Nasa has successfully launched the 'Parker solar probe', a robotic spacecraft which is the size of a small car, from Cape Canaveral in Florida today. The spacecraft will embark on a seven-year mission during which it will fly into the sun's corona – the outermost part of its atmosphere – within 3.8m miles (6.1m km) of its surface.
The launch marks the first robotic visit by NASA to a uniquely hostile environment of a giant ball of perpetual nuclear fusion. The mission of the Parker solar probe is to get closer to the sun than any other spacecraft before. It will travel 96% of that distance, getting far closer than any previous spacecraft. With Parker solar probe, scientists would be able to collect data about the inner workings of the highly magnetized corona, to better understand the causes of the solar wind.
The Spacecraft is protected by a revolutionary new carbon heat shield. The heat shield will serve as an umbrella, protecting instruments during the close solar junctures. Sensors on the spacecraft will ensure the heat shield faces the sun at the right times. If there is any turbulence, the spacecraft is designed to correct itself to avoid damage. With a communication lag time of 16 minutes each way, it is vital that the spacecraft can react to situations without human intervention, as the flight controllers in Laurel, Maryland will be too far away to help.
The Parker solar probe will attain a top speed of 430,000 mph (about 120 miles a second) becoming the fastest human-made object to move through the solar system. It will zip past Venus in October and will set up the first solar encounter in November this year. Overall, the Parker probe will make 24 close approaches to the sun on the seven-year, $1.5bn (£1.2bn) project.

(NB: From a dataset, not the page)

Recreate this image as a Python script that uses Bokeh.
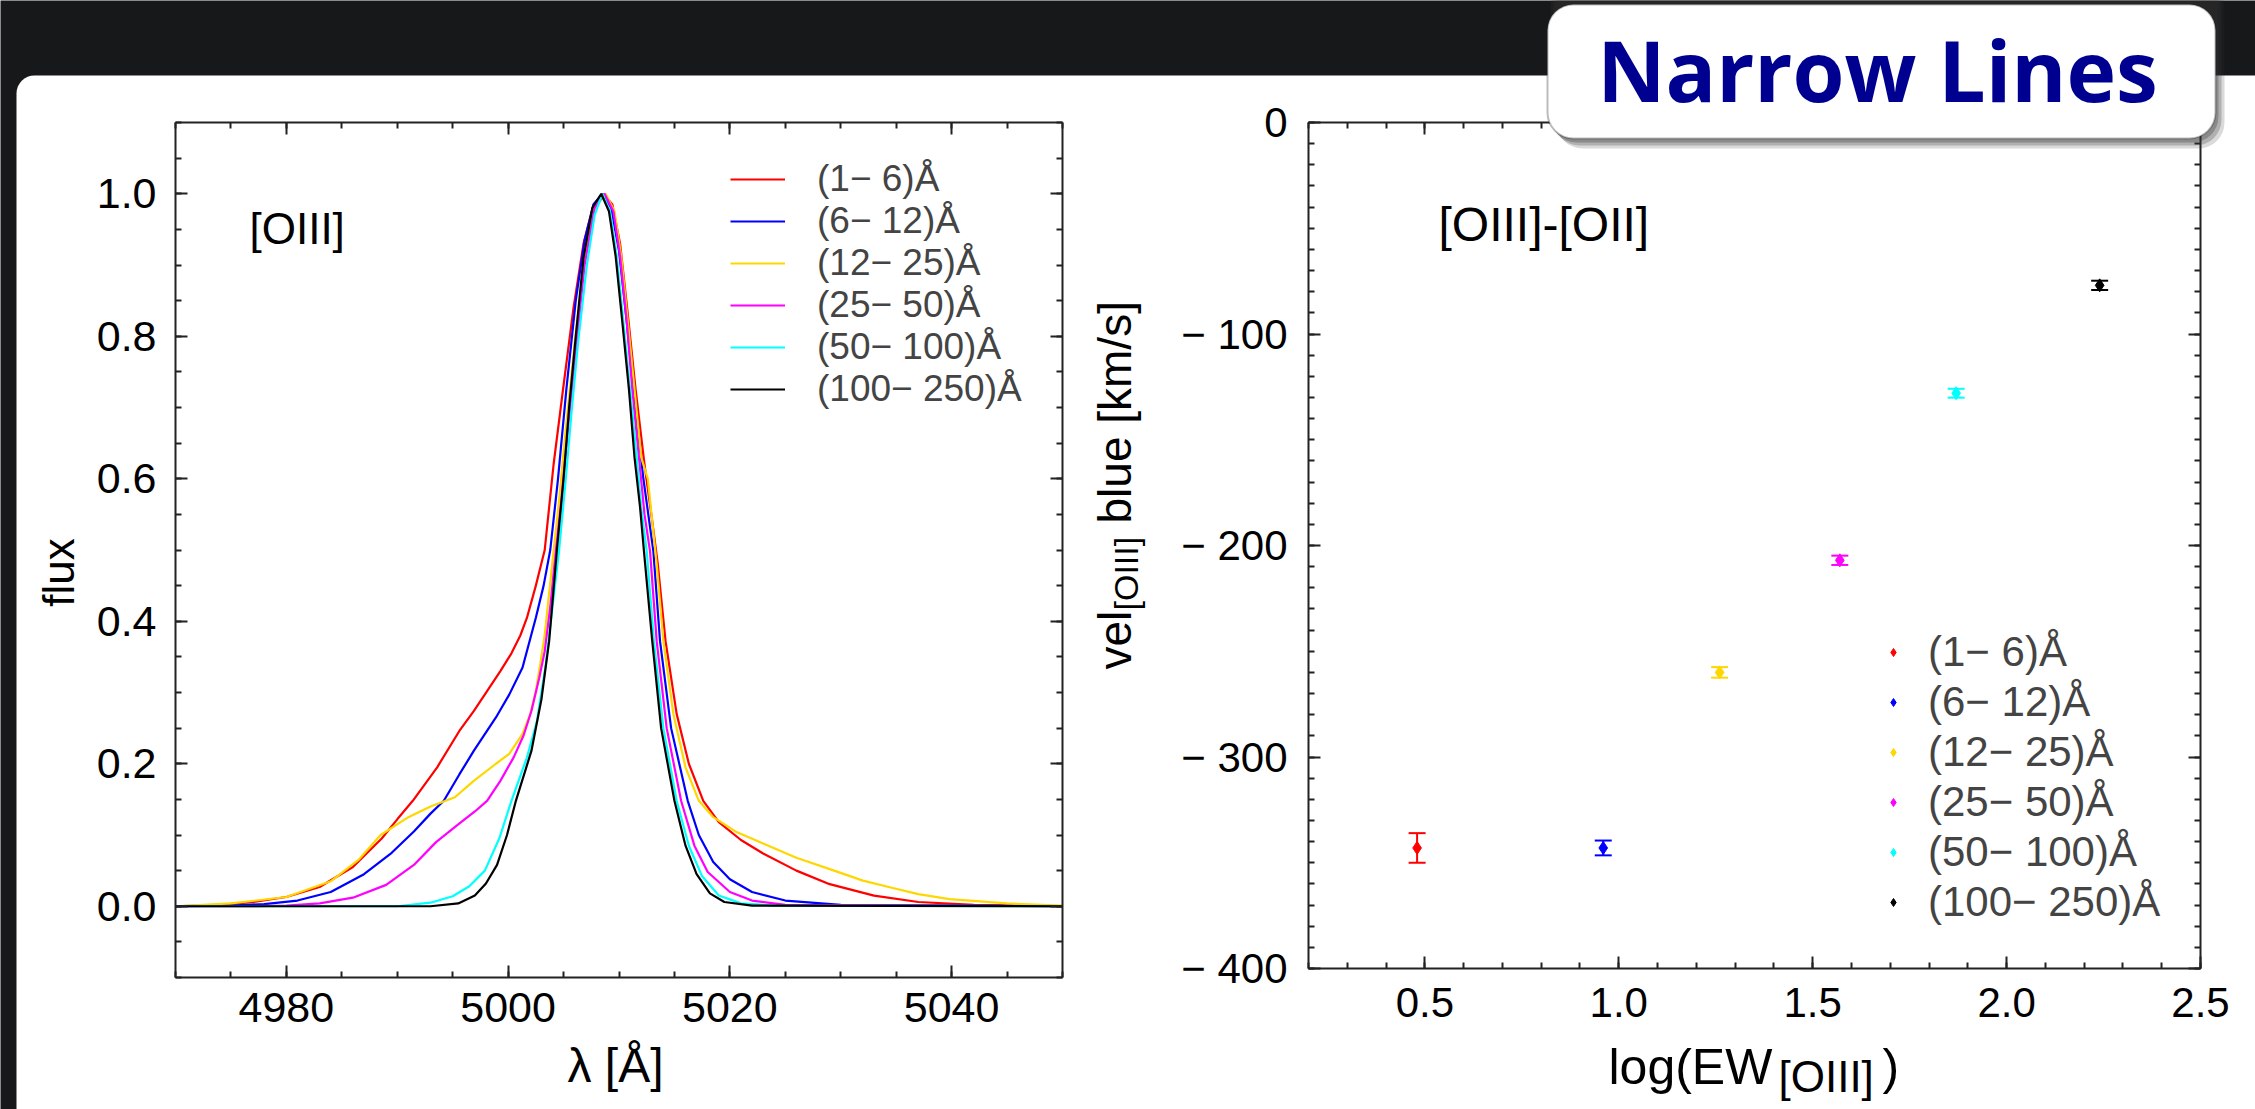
import numpy as np
from bokeh.plotting import figure
from bokeh.models import (ColumnDataSource, Legend, LegendItem, LinearAxis, FixedTicker,
                          Label, BoxAnnotation, Whisker, TeeHead, Range1d, NumeralTickFormatter)
from bokeh.embed import file_html
from bokeh.resources import INLINE

FONT = "Liberation Sans"
DARK = "#17181a"

# ---------------- data ----------------
bin_labels = ["(1− 6)Å", "(6− 12)Å", "(12− 25)Å", "(25− 50)Å", "(50− 100)Å", "(100− 250)Å"]
colors = ["#ff0000", "#0000ff", "#ffd700", "#ff00ff", "#00ffff", "#000000"]

# left panel: normalised [OIII] profiles (wavelength in Angstrom, flux)
wl_1_6 = [4970, 4974, 4977, 4980, 4983, 4986, 4988.6, 4990, 4991.4, 4993.6, 4995.6, 4996.9,
          4998.1, 4999.3, 5000.3, 5001.1, 5001.7, 5002.5, 5003.3, 5004.1, 5004.95, 5005.9,
          5006.8, 5007.7, 5008.6, 5009.4, 5010.1, 5010.8, 5011.5, 5012.3, 5013.0, 5013.5,
          5014.2, 5015.2, 5016.3, 5017.6, 5019, 5021, 5023, 5026, 5029, 5033, 5037, 5042, 5050]
fx_1_6 = [0.0, 0.002, 0.006, 0.013, 0.027, 0.055, 0.095, 0.122, 0.148, 0.195, 0.246, 0.274,
          0.302, 0.330, 0.355, 0.38, 0.405, 0.45, 0.50, 0.62, 0.725, 0.84,
          0.93, 0.985, 1.0, 0.985, 0.93, 0.83, 0.725, 0.62, 0.54, 0.48,
          0.372, 0.27, 0.20, 0.148, 0.118, 0.093, 0.074, 0.05, 0.031, 0.015, 0.006, 0.002, 0.0]

wl_6_12 = [4970, 4975, 4978, 4981, 4984, 4987, 4989.5, 4991.5, 4993, 4994.2, 4995.6, 4996.9,
           4998.9, 5000.1, 5001.3, 5002.5, 5003.2, 5003.8, 5004.5, 5005.25, 5006.1, 5006.9,
           5007.7, 5008.5, 5009.3, 5010.0, 5010.7, 5011.3, 5012.2, 5013.1, 5013.7, 5014.7,
           5016.2, 5017.2, 5018.5, 5020, 5022, 5025, 5030, 5050]
fx_6_12 = [0.0, 0.001, 0.003, 0.008, 0.02, 0.045, 0.075, 0.105, 0.13, 0.148, 0.185, 0.218,
           0.265, 0.297, 0.335, 0.405, 0.45, 0.50, 0.60, 0.725, 0.85, 0.935,
           0.985, 1.0, 0.98, 0.92, 0.82, 0.725, 0.6, 0.498, 0.372, 0.25,
           0.148, 0.10, 0.062, 0.038, 0.02, 0.008, 0.002, 0.0]

wl_12_25 = [4970, 4975, 4980, 4984, 4986.5, 4988.5, 4991, 4993, 4995.2, 4996.9, 4998.9, 5000.1,
            5001.3, 5002.0, 5002.5, 5002.9, 5003.3, 5003.7, 5004.1, 5004.6, 5005.2, 5006.0,
            5006.9, 5007.8, 5008.8, 5009.6, 5010.2, 5010.8, 5011.4, 5012.0, 5012.6, 5013.0,
            5013.4, 5014.0, 5014.9, 5016.0, 5017.2, 5018.5, 5020.5, 5023, 5026, 5029.4, 5032,
            5034.6, 5037, 5039.8, 5045, 5050]
fx_12_25 = [0.0, 0.004, 0.013, 0.035, 0.065, 0.10, 0.125, 0.14, 0.153, 0.176, 0.200, 0.214,
            0.242, 0.27, 0.302, 0.34, 0.381, 0.44, 0.498, 0.57, 0.67, 0.79,
            0.91, 0.98, 1.0, 0.975, 0.912, 0.82, 0.725, 0.63, 0.60, 0.54,
            0.48, 0.372, 0.27, 0.195, 0.148, 0.125, 0.105, 0.088, 0.068, 0.05, 0.036,
            0.026, 0.017, 0.01, 0.004, 0.001]

wl_25_50 = [4970, 4976, 4980, 4983, 4986, 4989, 4991.5, 4993.5, 4995.5, 4997, 4998.1, 4999.3,
            5000.5, 5001.4, 5002.1, 5002.8, 5003.3, 5003.8, 5004.3, 5004.8, 5005.4, 5006.1,
            5006.9, 5007.8, 5008.7, 5009.5, 5010.1, 5010.7, 5011.2, 5011.8, 5012.3, 5012.8,
            5013.4, 5014.3, 5015.6, 5016.8, 5018, 5020, 5022, 5025, 5050]
fx_25_50 = [0.0, 0.0, 0.001, 0.004, 0.012, 0.03, 0.058, 0.09, 0.115, 0.133, 0.148, 0.176,
            0.209, 0.24, 0.274, 0.32, 0.358, 0.42, 0.498, 0.57, 0.67, 0.78,
            0.90, 0.98, 1.0, 0.975, 0.912, 0.82, 0.725, 0.63, 0.55, 0.498,
            0.372, 0.25, 0.148, 0.085, 0.048, 0.02, 0.008, 0.002, 0.0]

wl_50_100 = [4970, 4990, 4993, 4995, 4996.5, 4997.9, 4999.2, 5000.3, 5001.7, 5002.6, 5003.4,
             5004.0, 5004.6, 5005.2, 5005.7, 5006.3, 5007.1, 5007.8, 5008.5, 5009.2, 5009.8,
             5010.4, 5011.0, 5011.6, 5012.0, 5012.5, 5013.15, 5014.0, 5015.2, 5016.3, 5017.5,
             5019, 5021, 5024, 5050]
fx_50_100 = [0.0, 0.0, 0.005, 0.014, 0.028, 0.05, 0.095, 0.148, 0.209, 0.26, 0.34,
             0.42, 0.50, 0.60, 0.69, 0.79, 0.90, 0.97, 1.0, 0.975, 0.912,
             0.82, 0.725, 0.63, 0.56, 0.498, 0.372, 0.25, 0.148, 0.085, 0.042,
             0.015, 0.004, 0.001, 0.0]

wl_100_250 = [4970, 4993, 4995.5, 4997, 4998, 4999, 4999.9, 5000.7, 5002.1, 5003.0, 5003.7, 5004.4,
              5005.0, 5005.5, 5006.1, 5006.8, 5007.6, 5008.4, 5009.1, 5009.7, 5010.3, 5010.9,
              5011.4, 5011.9, 5012.3, 5013.0, 5013.8, 5015.0, 5016.0, 5017.0, 5018.2, 5019.5,
              5022, 5050]
fx_100_250 = [0.0, 0.0, 0.004, 0.015, 0.032, 0.058, 0.10, 0.148, 0.218, 0.29, 0.372, 0.50,
              0.60, 0.70, 0.80, 0.91, 0.98, 1.0, 0.975, 0.912, 0.82, 0.725,
              0.63, 0.56, 0.49, 0.372, 0.25, 0.148, 0.085, 0.045, 0.018, 0.006,
              0.001, 0.0]

profiles_wl = [wl_1_6, wl_6_12, wl_12_25, wl_25_50, wl_50_100, wl_100_250]
profiles_fx = [fx_1_6, fx_6_12, fx_12_25, fx_25_50, fx_50_100, fx_100_250]

# right panel: blueshift of [OIII] relative to [OII] versus log EW
log_ew = [0.48, 0.96, 1.26, 1.57, 1.87, 2.24]
vel_blue = [-343, -343, -260, -207, -128, -77]
vel_err = [7, 3.5, 2.5, 2.2, 2.1, 2.2]

# ticks
lam_major = [4980, 5000, 5020, 5040]
lam_minor = list(range(4970, 5051, 5))
flux_major = [0.0, 0.2, 0.4, 0.6, 0.8, 1.0]
flux_minor = [round(-0.1 + 0.05 * i, 3) for i in range(25)]
ew_major = [0.5, 1.0, 1.5, 2.0, 2.5]
ew_minor = [round(0.2 + 0.1 * i, 2) for i in range(24)]
vel_major = [-400, -300, -200, -100, 0]
vel_minor = list(range(-400, 1, 10))
vel_tick_text = {-400: "− 400", -300: "− 300", -200: "− 200", -100: "− 100", 0: "0"}

# ---------------- layout geometry (canvas pixels, origin top-left) ----------------
CW, CH = 2255, 1109
L1, R1, T1, B1 = 175, 1062, 122, 977      # left plot frame
L2, R2, T2, B2 = 1308, 2200, 122, 968     # right plot frame


def span_range(a, b, lo_px, hi_px, total, flip=False):
    scale = (b - a) / (hi_px - lo_px)
    if flip:   # pixel rows run downward
        return Range1d(a - (total - hi_px) * scale, b + lo_px * scale)
    return Range1d(a - lo_px * scale, b + (total - hi_px) * scale)


def sx(page_x):
    return page_x


def sy(page_y):
    return CH - page_y


p = figure(width=CW, height=CH, output_backend="svg", toolbar_location=None,
           x_axis_type=None, y_axis_type=None,
           x_range=span_range(4970, 5050, L1, R1, CW),
           y_range=span_range(-0.1, 1.1, T1, B1, CH, flip=True),
           min_border=0, min_border_left=0, min_border_right=0,
           min_border_top=0, min_border_bottom=0)
p.extra_x_ranges = {"rx": span_range(0.2, 2.5, L2, R2, CW)}
p.extra_y_ranges = {"ry": span_range(-400, 0, T2, B2, CH, flip=True)}
p.background_fill_color = DARK
p.border_fill_color = DARK
p.outline_line_color = None
p.grid.visible = False

# white slide panel
p.add_layout(BoxAnnotation(left=16, right=CW + 200, top=CH - 75, bottom=-200,
                           left_units="screen", right_units="screen",
                           top_units="screen", bottom_units="screen",
                           fill_color="white", fill_alpha=1.0, line_color=None,
                           border_radius=18, level="image"))


def make_axis(side, major, minor, fixed, bounds, rx="default", ry="default",
              labels=True, size="43px", standoff=18, fmt=None):
    ax = LinearAxis(fixed_location=fixed, bounds=bounds, x_range_name=rx, y_range_name=ry)
    ax.ticker = FixedTicker(ticks=major, minor_ticks=minor)
    ax.major_tick_in = 12
    ax.major_tick_out = 0
    ax.minor_tick_in = 6
    ax.minor_tick_out = 0
    ax.axis_line_width = 2
    ax.major_tick_line_width = 2
    ax.minor_tick_line_width = 2
    ax.axis_line_color = "#222222"
    ax.major_tick_line_color = "#222222"
    ax.minor_tick_line_color = "#222222"
    ax.major_label_text_font = FONT
    ax.major_label_text_font_size = size
    ax.major_label_standoff = standoff
    if labels:
        ax.major_label_text_color = "black"
    else:
        ax.major_label_text_color = None
    if fmt is not None:
        ax.formatter = fmt
    p.add_layout(ax, side)
    return ax


# left plot axes
make_axis("below", lam_major, lam_minor, -0.1, (4970, 5050), standoff=15)
make_axis("above", lam_major, lam_minor, 1.1, (4970, 5050), labels=False)
make_axis("left", flux_major, flux_minor, 4970, (-0.1, 1.1), standoff=19,
          fmt=NumeralTickFormatter(format="0.0"))
make_axis("right", flux_major, flux_minor, 5050, (-0.1, 1.1), labels=False)

# right plot axes
make_axis("below", ew_major, ew_minor, -400, (0.2, 2.5), "rx", "ry", standoff=19, size="42px",
          fmt=NumeralTickFormatter(format="0.0"))
make_axis("above", ew_major, ew_minor, 0, (0.2, 2.5), "rx", "ry", labels=False)
ax_v = make_axis("left", vel_major, vel_minor, 0.2, (-400, 0), "rx", "ry", standoff=21, size="42px")
ax_v.major_label_overrides = vel_tick_text
make_axis("right", vel_major, vel_minor, 2.5, (-400, 0), "rx", "ry", labels=False)

# left plot profiles
items1 = []
for lbl, col, wl, fx in zip(bin_labels, colors, profiles_wl, profiles_fx):
    r = p.line(wl, fx, line_color=col, line_width=2.2)
    items1.append(LegendItem(label=lbl, renderers=[r]))
leg1 = Legend(items=items1, location=(sx(730), sy(410)), glyph_width=55, glyph_height=42,
              label_height=42, label_width=10, spacing=0, padding=0, margin=0, label_standoff=32,
              label_text_font=FONT, label_text_font_size="37px",
              border_line_color=None, background_fill_alpha=0)
p.add_layout(leg1)

# right plot points with error bars
items2 = []
for lbl, col, xv, yv, ev in zip(bin_labels, colors, log_ew, vel_blue, vel_err):
    src = ColumnDataSource(dict(x=[xv], y=[yv], lo=[yv - ev], hi=[yv + ev]))
    p.add_layout(Whisker(source=src, base="x", lower="lo", upper="hi", dimension="height",
                         x_range_name="rx", y_range_name="ry",
                         line_color=col, line_width=2,
                         lower_head=TeeHead(size=17, line_color=col, line_width=2),
                         upper_head=TeeHead(size=17, line_color=col, line_width=2),
                         level="glyph"))
    r = p.scatter("x", "y", source=src, marker="diamond", size=13, fill_color=col,
                  line_color=col, x_range_name="rx", y_range_name="ry")
    items2.append(LegendItem(label=lbl, renderers=[r]))
leg2 = Legend(items=items2, location=(sx(1883), sy(927)), glyph_width=20, glyph_height=50,
              label_height=50, label_width=10, spacing=0, padding=0, margin=0, label_standoff=25,
              label_text_font=FONT, label_text_font_size="42px",
              border_line_color=None, background_fill_alpha=0)
p.add_layout(leg2)

BASE_FIX = 0.37   # measured offset of the rendered baseline, in em


def text(t, x, y, size, angle=0.0, align="left", color="black", font=FONT, style="normal",
         level="annotation"):
    fs = float(size.replace("px", ""))
    if angle == 0.0:
        y = y - BASE_FIX * fs
    p.add_layout(Label(x=sx(x), y=sy(y), x_units="screen", y_units="screen", text=t,
                       angle=angle, text_font=font, text_font_size=size, text_font_style=style,
                       text_color=color, text_align=align, text_baseline="alphabetic",
                       level=level))


# left plot texts
text("[OIII]", 249, 244, "44px")
text("λ [Å]", 615, 1083, "48px", align="center")
text("flux", 58, 572, "44px", angle=np.pi / 2, align="center")

# right plot texts
text("[OIII]-[OII]", 1438, 242, "48px")
text("log(EW", 1608, 1085, "50px")
text("[OIII]", 1778, 1092, "44px")
text(")", 1882, 1085, "50px")
text("vel", 1114, 669, "46px", angle=np.pi / 2)
text("[OIII]", 1125, 610, "34px", angle=np.pi / 2)
text("blue [km/s]", 1114, 523, "46px", angle=np.pi / 2)

# "Narrow Lines" call-out with soft shadow
for dx, dy, a in [(9, 10, 0.18), (6, 7, 0.25), (3, 4, 0.3)]:
    p.add_layout(BoxAnnotation(left=sx(1547 + dx), right=sx(2215 + dx), top=sy(-20), bottom=sy(138 + dy),
                               left_units="screen", right_units="screen",
                               top_units="screen", bottom_units="screen",
                               fill_color="#333333", fill_alpha=a, line_color=None,
                               border_radius=26, level="overlay"))
p.add_layout(BoxAnnotation(left=sx(1547), right=sx(2215), top=sy(4), bottom=sy(138),
                           left_units="screen", right_units="screen",
                           top_units="screen", bottom_units="screen",
                           fill_color="white", fill_alpha=1.0, line_color="#222222",
                           line_width=2, border_radius=26, level="overlay"))
text("Narrow Lines", 1877, 100, "84px", align="center", color="#000090", font="Open Sans",
     style="bold", level="overlay")

open("out.html", "w").write(file_html(p, INLINE))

The spacecraft was initially scheduled to be launched yesterday but was postponed due to a last-minute technical hitch at the Florida space centre. The probe was then launched at 3:31 a.m. Eastern time from Florida, aboard a United Launch Alliance Delta IV rocket sporting a rare third stage
It is named after the 91-year-old astrophysicist Eugene Parker who was present at the launch. He proposed the existence of solar wind – a steady, supersonic stream of particles blasting off the sun – 60 years ago.
This is the first time Nasa has named a spacecraft after someone is still alive. "I'm just so glad to be here with him," said Nasa's science mission chief, Thomas Zurbuchen. "Frankly, there's no other name that belongs on this mission. By better understanding the sun's nature, humans will be able to better protect satellites and astronauts in orbit and power grids on the ground", he said.
"Parker should start shattering records this autumn. On its first brush with the sun, it will come within 15.5m miles, easily beating the current record set by Nasa's Helios 2 spacecraft in 1976. By the time Parker gets to its 22nd orbit of the sun, it will be even deeper into the corona, traveling at a record-breaking 430,000mph," mentions a leading website.
The spacecraft is expected to unlock many mysteries of the sun such as why is the corona hundreds of times hotter than the surface of the sun and why is the sun's atmosphere continually expanding and accelerating, as Parker accurately predicted in 1958?
"The only way we can do that is to finally go up and touch the sun, said project scientist Nicola Fox of Johns Hopkins University. "We've looked at it. We've studied it from missions that are close in, even as close as the planet Mercury. But we have to go there," he said.